If you had your political antennae set to “snooze” as you scoffed the last of the sherry trifle and trudged back to work, today’s Parade of Undesirables may have woken you from your slumbers.
The loss of the brilliantly named James Brokenshire as Northern Ireland may not be for shame or scandal, but it is another key ally gone missing for the beleagured Strong and Stable One. Her ship of state looks increasingly Titanic as it lists towards its destination. Reshuffling her pack of incompetents is the least of her worries.
With the bald onanist on the board of the new Office for Students acting like a masturbatory teenager on viagra, the tone and calibre of the Conservative government is defined. Labour’s Laura Pidcock noted after the PM’s unfortunate interview with Andrew Marr:
“The point is that Toby Young’s repeated misogyny, his homophobic tweets, his disgraceful comments about disability and working class students indicate an attitude and a mind-set, which doesn’t just go away because you draw an imaginary line in the sand.”
But then, given the Tories track record on disability and benefits sanctions culture, why should we be surprised that a Conservative appointment jokes about masturbating over images of starving children (an act then described as ”caustic wit”?)
We should remember that if this Benny Hill Culture of Boobs passes for a ‘maverick sense of humour’ in Conservative circles – the wider question isn’t just a tolerance for misogyny but the appointment of a man whose mission is to destroy state education.

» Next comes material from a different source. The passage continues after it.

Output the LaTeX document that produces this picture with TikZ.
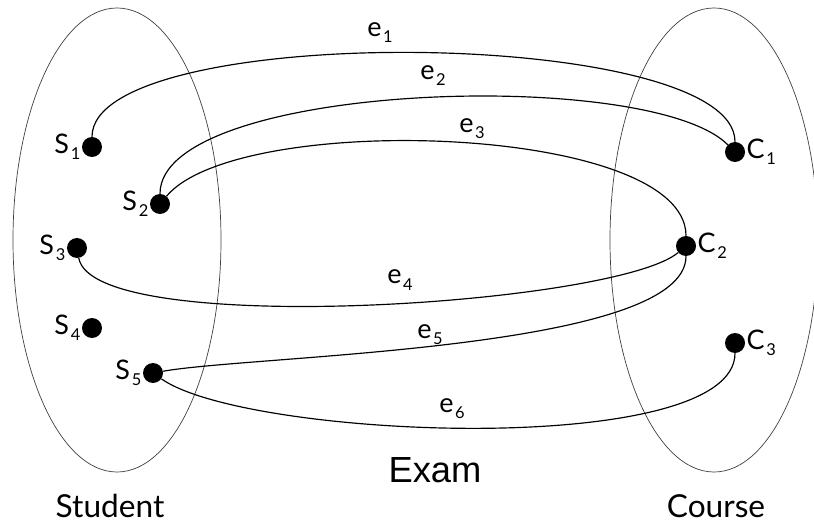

That’s why he’s being defended. Remember when he ‘reviewed’ Ken Loach’s multi award-winning film I Daniel Blake saying: ‘I’m no expert on the welfare system, but several aspects don’t ring true” displaying a sort of mesmerising pride in his own complete ignorance of the world.

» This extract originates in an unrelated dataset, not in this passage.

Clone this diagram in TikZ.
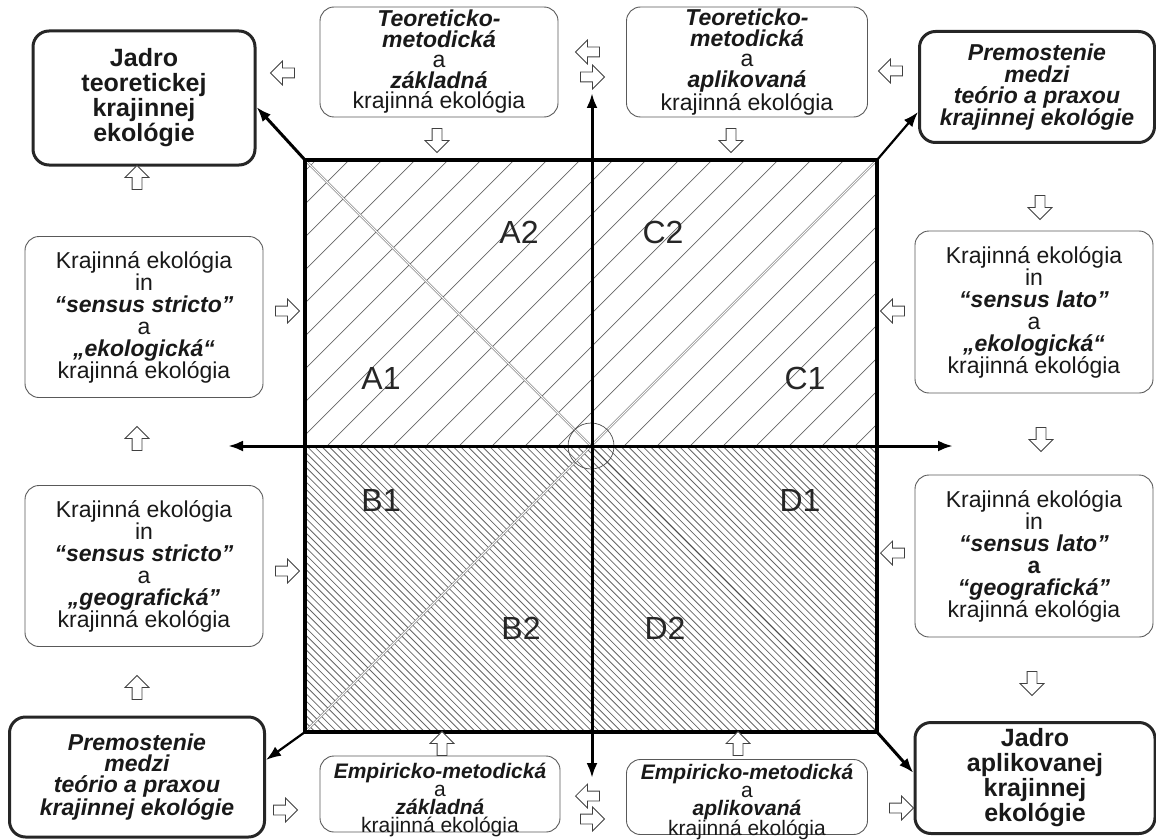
\documentclass[tikz,border=0pt]{standalone}
\usepackage{fontspec}
\setmainfont{Liberation Sans}
\usepackage{tikz}
\usetikzlibrary{arrows.meta, shapes.arrows}

\newcommand{\bik}[1]{\textbf{\textit{#1}}}

\begin{document}
\begin{tikzpicture}[x=1pt, y=-1pt,
		>={Latex[length=15pt,width=11pt]},   %Pfeilspitzen
		box/.style={draw=black!65, rounded corners=14pt, line width=0.9pt, align=center, inner sep=2pt, text=black!90, font=\fontsize{23}{22}\selectfont},
		kbox/.style={draw=black!85, rounded corners=16pt, line width=3pt, align=center, inner sep=2pt, text=black!90},
		hpf/.style={single arrow, draw=black!75, fill=white, line width=0.8pt, minimum height=24pt, minimum width=20pt, inner sep=4.5pt, shape border rotate=#1},
		schraffA/.style={black!60, line width=0.7pt},
		schraffB/.style={black!60, line width=0.8pt},
		diag/.style={draw=black!65, double=white, double distance=1.2pt, line width=0.6pt},
		achse/.style={line width=3pt},
		eck/.style={->, line width=3pt},
		qlab/.style={font=\fontsize{32}{32}\selectfont, text=black!85}]
		\useasboundingbox (0,0) rectangle (1156,840);
		%Quadrat
		\node[minimum width=572pt, minimum height=572pt, inner sep=0pt, outer sep=0pt] (sq) at (591,446) {};
		%Schraffur oben
		\begin{scope}
			\clip (sq.north west) rectangle (sq.east);
			\foreach \i in {-300,-267,...,900} \draw[schraffA] (\i,446) -- ++(300,-300);
		\end{scope}
		%Schraffur unten
		\begin{scope}
			\clip (sq.west) rectangle (sq.south east);
			\foreach \i in {0,7.3,...,900} \draw[schraffB] (\i,446) -- ++(300,300);
		\end{scope}
		%Diagonalen und Kreis
		\draw[diag] (sq.north west) -- (sq.center);
		\draw[diag] (sq.center) -- (sq.north east);
		\draw[diag] (sq.south west) -- (sq.center);
		\draw[black!70, line width=0.8pt] (sq.center) -- (sq.south east);
		\node[circle, draw=black!70, line width=0.7pt, minimum size=46pt] (ctr) at (sq.center) {};
		\draw[line width=4pt] (sq.north west) rectangle (sq.south east);
		%Achsen
		\coordinate (xl) at (228,446);
		\coordinate (xr) at (953,446);
		\coordinate (yt) at (592,93);
		\coordinate (yb) at (592,778);
		\draw[<->, achse] (xl) -- (xr);
		\draw[<->, achse] (yb) -- (yt);
		%Quadranten
		\node[qlab] (a2) at (519,232) {A2};
		\node[qlab] (c2) at (663,232) {C2};
		\node[qlab] (a1) at (381,378) {A1};
		\node[qlab] (c1) at (805,378) {C1};
		\node[qlab] (b1) at (381,500) {B1};
		\node[qlab] (d1) at (800,500) {D1};
		\node[qlab] (b2) at (521,628) {B2};
		\node[qlab] (d2) at (665,628) {D2};
		%Kästen oben
		\node[kbox, minimum width=222pt, minimum height=134pt, font=\bfseries\fontsize{25}{25}\selectfont] (jt) at (144,98) {Jadro\\teoretickej\\krajinnej\\ekológie};
		\node[box, minimum width=238pt, minimum height=110pt, font=\fontsize{23}{20.5}\selectfont] (tz) at (439,62) {\bik{Teoreticko-}\\\bik{metodická}\\a\\\bik{základná}\\krajinná ekológia};
		\node[box, minimum width=241pt, minimum height=110pt, font=\fontsize{23}{20.5}\selectfont] (ta) at (747,62) {\bik{Teoreticko-}\\\bik{metodická}\\a\\\bik{aplikovaná}\\krajinná ekológia};
		\node[kbox, minimum width=235pt, minimum height=111pt, font=\bfseries\itshape\fontsize{23}{21.7}\selectfont] (pt) at (1037,87) {Premostenie\\medzi\\teório a praxou\\krajinnej ekológie};
		%Kästen links
		\node[box, minimum width=238pt, minimum height=161pt] (ls) at (144,317) {Krajinná ekológia\\in\\\bik{“sensus stricto”}\\a\\\bik{„ekologická“}\\krajinná ekológia};
		\node[box, minimum width=238pt, minimum height=161pt] (lg) at (144,566) {Krajinná ekológia\\in\\\bik{“sensus stricto”}\\a\\\bik{„geografická”}\\krajinná ekológia};
		%Kästen rechts
		\node[box, minimum width=238pt, minimum height=162pt] (rl) at (1034,312) {Krajinná ekológia\\in\\\bik{“sensus lato”}\\a\\\bik{„ekologická“}\\krajinná ekológia};
		\node[box, minimum width=238pt, minimum height=162pt] (rg) at (1034,556) {Krajinná ekológia\\in\\\bik{“sensus lato”}\\\textbf{a}\\\bik{“geografická”}\\krajinná ekológia};
		%Kästen unten
		\node[kbox, minimum width=255pt, minimum height=120pt, font=\bfseries\itshape\fontsize{23}{21}\selectfont] (pb) at (137,777) {Premostenie\\medzi\\teório a praxou\\krajinnej ekológie};
		\node[box, minimum width=240pt, minimum height=76pt] (ez) at (440,794) {};
		\node[align=center, text=black!90, inner sep=0pt, font=\fontsize{21}{18}\selectfont] (ezt) at (440,800) {\bik{Empiricko-metodická}\\a\\\bik{základná}\\krajinná ekológia};
		\node[box, minimum width=241pt, minimum height=75pt] (ea) at (747,797) {};
		\node[align=center, text=black!90, inner sep=0pt, font=\fontsize{21}{18}\selectfont] (eat) at (747,802) {\bik{Empiricko-metodická}\\a\\\bik{aplikovaná}\\krajinná ekológia};
		\node[kbox, minimum width=240pt, minimum height=111pt, font=\bfseries\fontsize{25}{25}\selectfont] (ja) at (1035,778) {Jadro\\aplikovanej\\krajinnej\\ekológie};
		%Eckpfeile
		\draw[eck] (sq.north west) -- ([yshift=-9pt]jt.east);
		\draw[eck, line width=2.2pt] (sq.north east) -- ([yshift=-25pt]pt.west);
		\draw[eck, line width=2.2pt] (sq.south west) -- ([yshift=17pt]pb.east);
		\draw[eck] (sq.south east) -- ([yshift=5pt]ja.west);
		%Hohlpfeile
		\node[hpf=180] (h1) at (285,73) {};
		\node[hpf=180] (h2) at (590,52) {};
		\node[hpf=0] (h3) at (590,77) {};
		\node[hpf=180] (h4) at (893,71) {};
		\node[hpf=270] (h5) at (437,138) {};
		\node[hpf=270] (h6) at (731,138) {};
		\node[hpf=90] (h7) at (137,180) {};
		\node[hpf=90] (h8) at (137,441) {};
		\node[hpf=90] (h9) at (137,690) {};
		\node[hpf=0] (h10) at (285,311) {};
		\node[hpf=0] (h11) at (285,571) {};
		\node[hpf=270] (h12) at (1040,205) {};
		\node[hpf=270] (h13) at (1041,437) {};
		\node[hpf=270] (h14) at (1032,681) {};
		\node[hpf=180] (h15) at (895,311) {};
		\node[hpf=180] (h16) at (895,553) {};
		\node[hpf=90] (h17) at (442,746) {};
		\node[hpf=90] (h18) at (738,746) {};
		\node[hpf=180] (h19) at (590,796) {};
		\node[hpf=0] (h20) at (590,819) {};
		\node[hpf=0] (h21) at (283,810) {};
		\node[hpf=0] (h22) at (899,808) {};
	\end{tikzpicture}
\end{document}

But then Theresa May also appointed Maria Caulfield, who opposed legislation to decriminalise abortion, as the Tory Vice Chair for Women, just allowed Jeremy Hunt to remain as Health Secretary after presiding over the worst #NHScrisis in history and has appointed David Gauke who oversaw the Universal Credit crisis as Lord Chancellor – so at least she’s consistent.
None of this should come as a huge surprise. Stirring the pot of tripe was the only option May had. There isn’t a hord of enlightened talented junior ministers ready to spring in to action. This is it. An all white 70% male cabinet of mediocrity.

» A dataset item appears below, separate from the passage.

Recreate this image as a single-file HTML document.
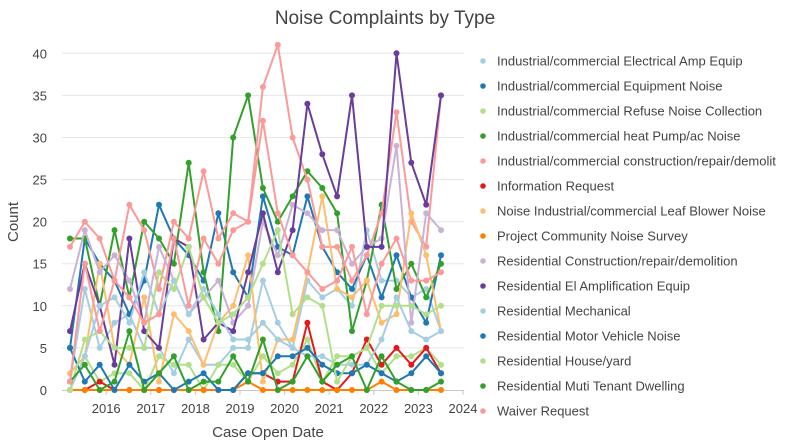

May now oversees an omnishambles of historic proportions.
As she “shows strength” by appointing a No Deal Minister (yes really) we are now in territory where the British Government are threatening our European colleagues with unleashing epic levels of stupidity.
This is a Cabinet filled with contempt.
The only question we should be asking ourselves is: why are the Conservatives not tanking in the polls like no government ever before?
Where the hell is the Winter of Discontent?